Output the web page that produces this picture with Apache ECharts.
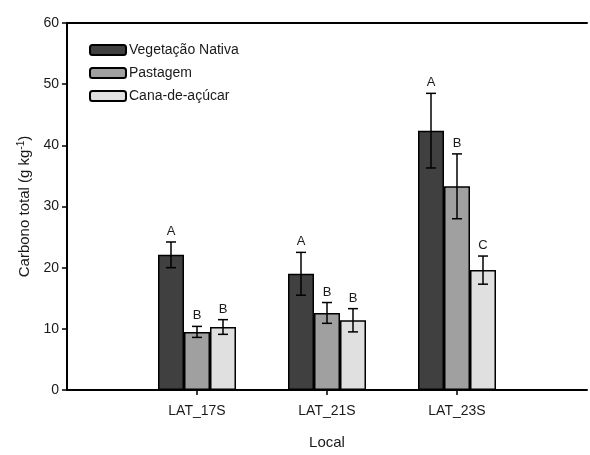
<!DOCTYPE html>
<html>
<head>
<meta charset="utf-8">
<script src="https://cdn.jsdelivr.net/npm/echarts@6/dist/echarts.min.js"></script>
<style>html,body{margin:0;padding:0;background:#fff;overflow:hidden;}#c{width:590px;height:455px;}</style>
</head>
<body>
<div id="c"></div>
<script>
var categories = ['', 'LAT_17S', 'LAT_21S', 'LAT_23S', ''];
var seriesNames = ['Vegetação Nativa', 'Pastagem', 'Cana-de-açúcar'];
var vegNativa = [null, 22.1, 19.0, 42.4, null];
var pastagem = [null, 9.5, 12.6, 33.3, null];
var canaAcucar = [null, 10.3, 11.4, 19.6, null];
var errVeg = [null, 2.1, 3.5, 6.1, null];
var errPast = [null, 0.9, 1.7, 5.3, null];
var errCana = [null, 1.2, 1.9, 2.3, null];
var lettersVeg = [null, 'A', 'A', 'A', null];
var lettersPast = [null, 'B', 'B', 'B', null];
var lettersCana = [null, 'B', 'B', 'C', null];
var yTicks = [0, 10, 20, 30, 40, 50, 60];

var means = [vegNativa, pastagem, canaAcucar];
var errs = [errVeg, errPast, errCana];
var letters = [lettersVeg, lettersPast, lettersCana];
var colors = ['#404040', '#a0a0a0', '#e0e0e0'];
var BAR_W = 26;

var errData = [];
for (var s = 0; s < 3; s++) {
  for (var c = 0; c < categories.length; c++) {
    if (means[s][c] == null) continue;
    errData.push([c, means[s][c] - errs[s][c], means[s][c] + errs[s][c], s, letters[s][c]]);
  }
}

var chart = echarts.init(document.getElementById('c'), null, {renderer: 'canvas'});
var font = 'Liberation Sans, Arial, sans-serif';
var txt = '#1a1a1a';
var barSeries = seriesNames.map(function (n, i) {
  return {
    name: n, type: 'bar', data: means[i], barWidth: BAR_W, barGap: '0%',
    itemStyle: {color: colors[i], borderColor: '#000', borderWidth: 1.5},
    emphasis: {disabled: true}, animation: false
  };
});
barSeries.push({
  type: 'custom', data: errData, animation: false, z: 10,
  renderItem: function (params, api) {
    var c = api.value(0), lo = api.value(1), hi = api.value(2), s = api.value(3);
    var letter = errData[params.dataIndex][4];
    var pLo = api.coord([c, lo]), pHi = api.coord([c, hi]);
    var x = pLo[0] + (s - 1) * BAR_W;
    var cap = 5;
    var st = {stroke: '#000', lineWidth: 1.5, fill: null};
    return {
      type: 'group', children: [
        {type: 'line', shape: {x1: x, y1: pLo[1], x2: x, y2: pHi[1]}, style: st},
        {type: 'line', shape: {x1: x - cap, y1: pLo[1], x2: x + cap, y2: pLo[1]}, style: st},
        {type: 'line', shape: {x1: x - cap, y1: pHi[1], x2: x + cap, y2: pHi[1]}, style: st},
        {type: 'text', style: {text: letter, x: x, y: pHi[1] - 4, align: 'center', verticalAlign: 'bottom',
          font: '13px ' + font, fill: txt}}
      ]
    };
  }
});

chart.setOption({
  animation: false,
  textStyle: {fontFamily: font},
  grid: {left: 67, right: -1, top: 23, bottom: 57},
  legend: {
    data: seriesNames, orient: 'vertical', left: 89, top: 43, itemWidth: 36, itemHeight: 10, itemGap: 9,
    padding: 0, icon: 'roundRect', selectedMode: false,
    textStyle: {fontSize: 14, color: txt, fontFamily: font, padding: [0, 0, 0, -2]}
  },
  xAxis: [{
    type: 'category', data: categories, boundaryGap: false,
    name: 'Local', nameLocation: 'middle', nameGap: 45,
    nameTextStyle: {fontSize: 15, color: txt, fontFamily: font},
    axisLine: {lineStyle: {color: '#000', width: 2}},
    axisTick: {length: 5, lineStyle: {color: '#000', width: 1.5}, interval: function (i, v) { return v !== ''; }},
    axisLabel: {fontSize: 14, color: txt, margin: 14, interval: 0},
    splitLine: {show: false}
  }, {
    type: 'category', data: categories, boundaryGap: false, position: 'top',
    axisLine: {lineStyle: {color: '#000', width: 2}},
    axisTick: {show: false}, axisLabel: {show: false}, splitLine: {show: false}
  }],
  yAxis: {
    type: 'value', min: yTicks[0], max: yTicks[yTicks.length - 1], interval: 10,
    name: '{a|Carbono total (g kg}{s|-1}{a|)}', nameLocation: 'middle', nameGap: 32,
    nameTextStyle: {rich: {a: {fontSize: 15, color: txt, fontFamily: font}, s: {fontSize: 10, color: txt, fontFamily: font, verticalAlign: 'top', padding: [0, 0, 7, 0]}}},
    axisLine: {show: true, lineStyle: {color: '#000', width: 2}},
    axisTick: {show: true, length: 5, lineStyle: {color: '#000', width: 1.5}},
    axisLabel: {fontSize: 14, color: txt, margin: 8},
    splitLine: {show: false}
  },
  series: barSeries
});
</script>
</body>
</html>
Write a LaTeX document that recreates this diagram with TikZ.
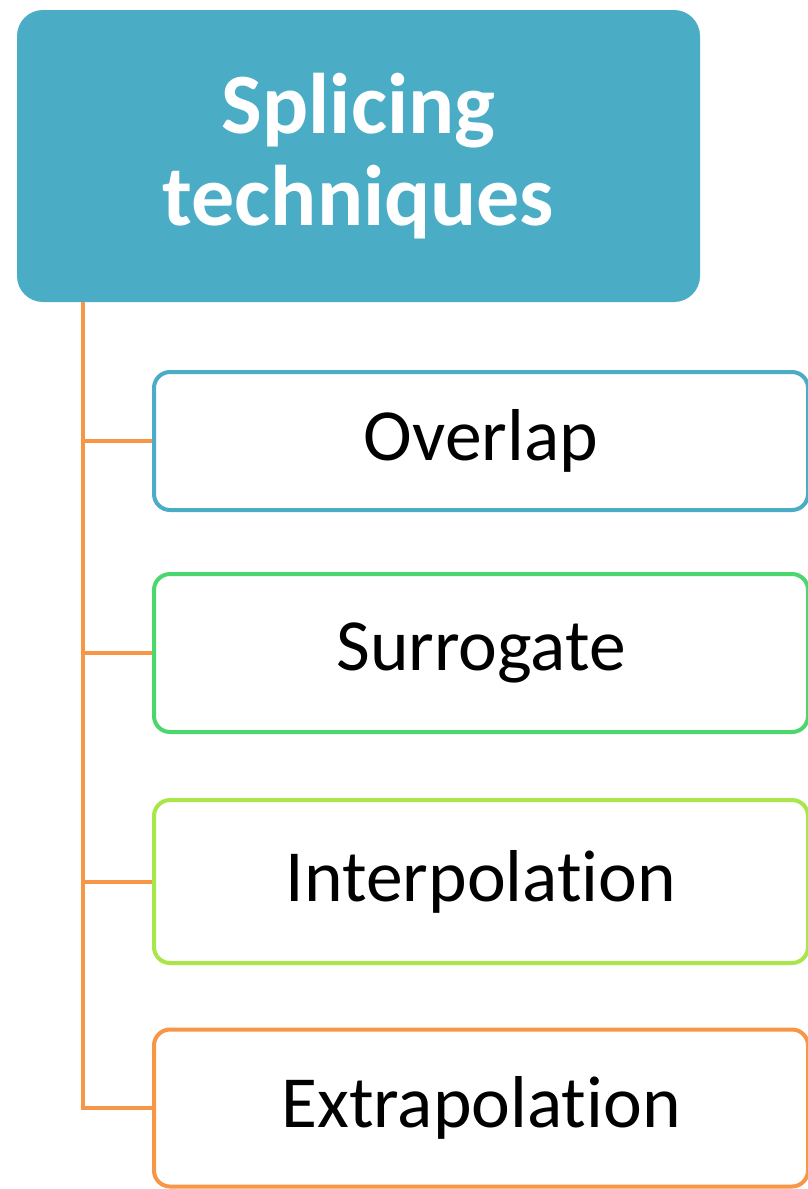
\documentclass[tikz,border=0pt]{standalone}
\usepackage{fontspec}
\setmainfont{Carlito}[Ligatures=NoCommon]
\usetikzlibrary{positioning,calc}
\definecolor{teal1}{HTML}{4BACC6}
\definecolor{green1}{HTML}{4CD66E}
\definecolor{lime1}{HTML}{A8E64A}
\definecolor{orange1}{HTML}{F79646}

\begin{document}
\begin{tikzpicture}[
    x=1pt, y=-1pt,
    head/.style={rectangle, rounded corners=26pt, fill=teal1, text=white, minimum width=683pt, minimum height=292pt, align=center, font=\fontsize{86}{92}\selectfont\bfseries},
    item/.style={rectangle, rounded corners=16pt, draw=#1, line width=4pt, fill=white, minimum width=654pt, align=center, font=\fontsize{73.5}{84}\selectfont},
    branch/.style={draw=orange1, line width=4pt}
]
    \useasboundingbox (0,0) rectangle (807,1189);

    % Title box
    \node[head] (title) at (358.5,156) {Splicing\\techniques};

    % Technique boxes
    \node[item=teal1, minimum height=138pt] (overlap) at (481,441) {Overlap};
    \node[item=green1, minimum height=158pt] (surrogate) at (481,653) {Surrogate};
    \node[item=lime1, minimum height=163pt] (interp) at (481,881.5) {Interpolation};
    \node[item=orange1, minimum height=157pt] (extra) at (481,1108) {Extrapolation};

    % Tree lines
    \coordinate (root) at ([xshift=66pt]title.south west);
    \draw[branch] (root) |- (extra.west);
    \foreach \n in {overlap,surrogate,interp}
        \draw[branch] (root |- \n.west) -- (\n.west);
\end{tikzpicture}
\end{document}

* The request *
All of the material above needs to be restated exactly, with no pictures.

* Result below *
Output the web page that produces this picture with Apache ECharts.
<!DOCTYPE html>
<html>
<head>
<meta charset="utf-8">
<script src="https://cdn.jsdelivr.net/npm/echarts@6/dist/echarts.min.js"></script>
<style>html,body{margin:0;padding:0;background:#fff;overflow:hidden;}#c{width:590px;height:455px;}</style>
</head>
<body>
<div id="c"></div>
<script>
var categories = ['', 'LAT_17S', 'LAT_21S', 'LAT_23S', ''];
var seriesNames = ['Vegetação Nativa', 'Pastagem', 'Cana-de-açúcar'];
var vegNativa = [null, 22.1, 19.0, 42.4, null];
var pastagem = [null, 9.5, 12.6, 33.3, null];
var canaAcucar = [null, 10.3, 11.4, 19.6, null];
var errVeg = [null, 2.1, 3.5, 6.1, null];
var errPast = [null, 0.9, 1.7, 5.3, null];
var errCana = [null, 1.2, 1.9, 2.3, null];
var lettersVeg = [null, 'A', 'A', 'A', null];
var lettersPast = [null, 'B', 'B', 'B', null];
var lettersCana = [null, 'B', 'B', 'C', null];
var yTicks = [0, 10, 20, 30, 40, 50, 60];

var means = [vegNativa, pastagem, canaAcucar];
var errs = [errVeg, errPast, errCana];
var letters = [lettersVeg, lettersPast, lettersCana];
var colors = ['#404040', '#a0a0a0', '#e0e0e0'];
var BAR_W = 26;

var errData = [];
for (var s = 0; s < 3; s++) {
  for (var c = 0; c < categories.length; c++) {
    if (means[s][c] == null) continue;
    errData.push([c, means[s][c] - errs[s][c], means[s][c] + errs[s][c], s, letters[s][c]]);
  }
}

var chart = echarts.init(document.getElementById('c'), null, {renderer: 'canvas'});
var font = 'Liberation Sans, Arial, sans-serif';
var txt = '#1a1a1a';
var barSeries = seriesNames.map(function (n, i) {
  return {
    name: n, type: 'bar', data: means[i], barWidth: BAR_W, barGap: '0%',
    itemStyle: {color: colors[i], borderColor: '#000', borderWidth: 1.5},
    emphasis: {disabled: true}, animation: false
  };
});
barSeries.push({
  type: 'custom', data: errData, animation: false, z: 10,
  renderItem: function (params, api) {
    var c = api.value(0), lo = api.value(1), hi = api.value(2), s = api.value(3);
    var letter = errData[params.dataIndex][4];
    var pLo = api.coord([c, lo]), pHi = api.coord([c, hi]);
    var x = pLo[0] + (s - 1) * BAR_W;
    var cap = 5;
    var st = {stroke: '#000', lineWidth: 1.5, fill: null};
    return {
      type: 'group', children: [
        {type: 'line', shape: {x1: x, y1: pLo[1], x2: x, y2: pHi[1]}, style: st},
        {type: 'line', shape: {x1: x - cap, y1: pLo[1], x2: x + cap, y2: pLo[1]}, style: st},
        {type: 'line', shape: {x1: x - cap, y1: pHi[1], x2: x + cap, y2: pHi[1]}, style: st},
        {type: 'text', style: {text: letter, x: x, y: pHi[1] - 4, align: 'center', verticalAlign: 'bottom',
          font: '13px ' + font, fill: txt}}
      ]
    };
  }
});

chart.setOption({
  animation: false,
  textStyle: {fontFamily: font},
  grid: {left: 67, right: -1, top: 23, bottom: 57},
  legend: {
    data: seriesNames, orient: 'vertical', left: 89, top: 43, itemWidth: 36, itemHeight: 10, itemGap: 9,
    padding: 0, icon: 'roundRect', selectedMode: false,
    textStyle: {fontSize: 14, color: txt, fontFamily: font, padding: [0, 0, 0, -2]}
  },
  xAxis: [{
    type: 'category', data: categories, boundaryGap: false,
    name: 'Local', nameLocation: 'middle', nameGap: 45,
    nameTextStyle: {fontSize: 15, color: txt, fontFamily: font},
    axisLine: {lineStyle: {color: '#000', width: 2}},
    axisTick: {length: 5, lineStyle: {color: '#000', width: 1.5}, interval: function (i, v) { return v !== ''; }},
    axisLabel: {fontSize: 14, color: txt, margin: 14, interval: 0},
    splitLine: {show: false}
  }, {
    type: 'category', data: categories, boundaryGap: false, position: 'top',
    axisLine: {lineStyle: {color: '#000', width: 2}},
    axisTick: {show: false}, axisLabel: {show: false}, splitLine: {show: false}
  }],
  yAxis: {
    type: 'value', min: yTicks[0], max: yTicks[yTicks.length - 1], interval: 10,
    name: '{a|Carbono total (g kg}{s|-1}{a|)}', nameLocation: 'middle', nameGap: 32,
    nameTextStyle: {rich: {a: {fontSize: 15, color: txt, fontFamily: font}, s: {fontSize: 10, color: txt, fontFamily: font, verticalAlign: 'top', padding: [0, 0, 7, 0]}}},
    axisLine: {show: true, lineStyle: {color: '#000', width: 2}},
    axisTick: {show: true, length: 5, lineStyle: {color: '#000', width: 1.5}},
    axisLabel: {fontSize: 14, color: txt, margin: 8},
    splitLine: {show: false}
  },
  series: barSeries
});
</script>
</body>
</html>
Write a LaTeX document that recreates this diagram with TikZ.
\documentclass[tikz,border=0pt]{standalone}
\usepackage{fontspec}
\setmainfont{Carlito}[Ligatures=NoCommon]
\usetikzlibrary{positioning,calc}
\definecolor{teal1}{HTML}{4BACC6}
\definecolor{green1}{HTML}{4CD66E}
\definecolor{lime1}{HTML}{A8E64A}
\definecolor{orange1}{HTML}{F79646}

\begin{document}
\begin{tikzpicture}[
    x=1pt, y=-1pt,
    head/.style={rectangle, rounded corners=26pt, fill=teal1, text=white, minimum width=683pt, minimum height=292pt, align=center, font=\fontsize{86}{92}\selectfont\bfseries},
    item/.style={rectangle, rounded corners=16pt, draw=#1, line width=4pt, fill=white, minimum width=654pt, align=center, font=\fontsize{73.5}{84}\selectfont},
    branch/.style={draw=orange1, line width=4pt}
]
    \useasboundingbox (0,0) rectangle (807,1189);

    % Title box
    \node[head] (title) at (358.5,156) {Splicing\\techniques};

    % Technique boxes
    \node[item=teal1, minimum height=138pt] (overlap) at (481,441) {Overlap};
    \node[item=green1, minimum height=158pt] (surrogate) at (481,653) {Surrogate};
    \node[item=lime1, minimum height=163pt] (interp) at (481,881.5) {Interpolation};
    \node[item=orange1, minimum height=157pt] (extra) at (481,1108) {Extrapolation};

    % Tree lines
    \coordinate (root) at ([xshift=66pt]title.south west);
    \draw[branch] (root) |- (extra.west);
    \foreach \n in {overlap,surrogate,interp}
        \draw[branch] (root |- \n.west) -- (\n.west);
\end{tikzpicture}
\end{document}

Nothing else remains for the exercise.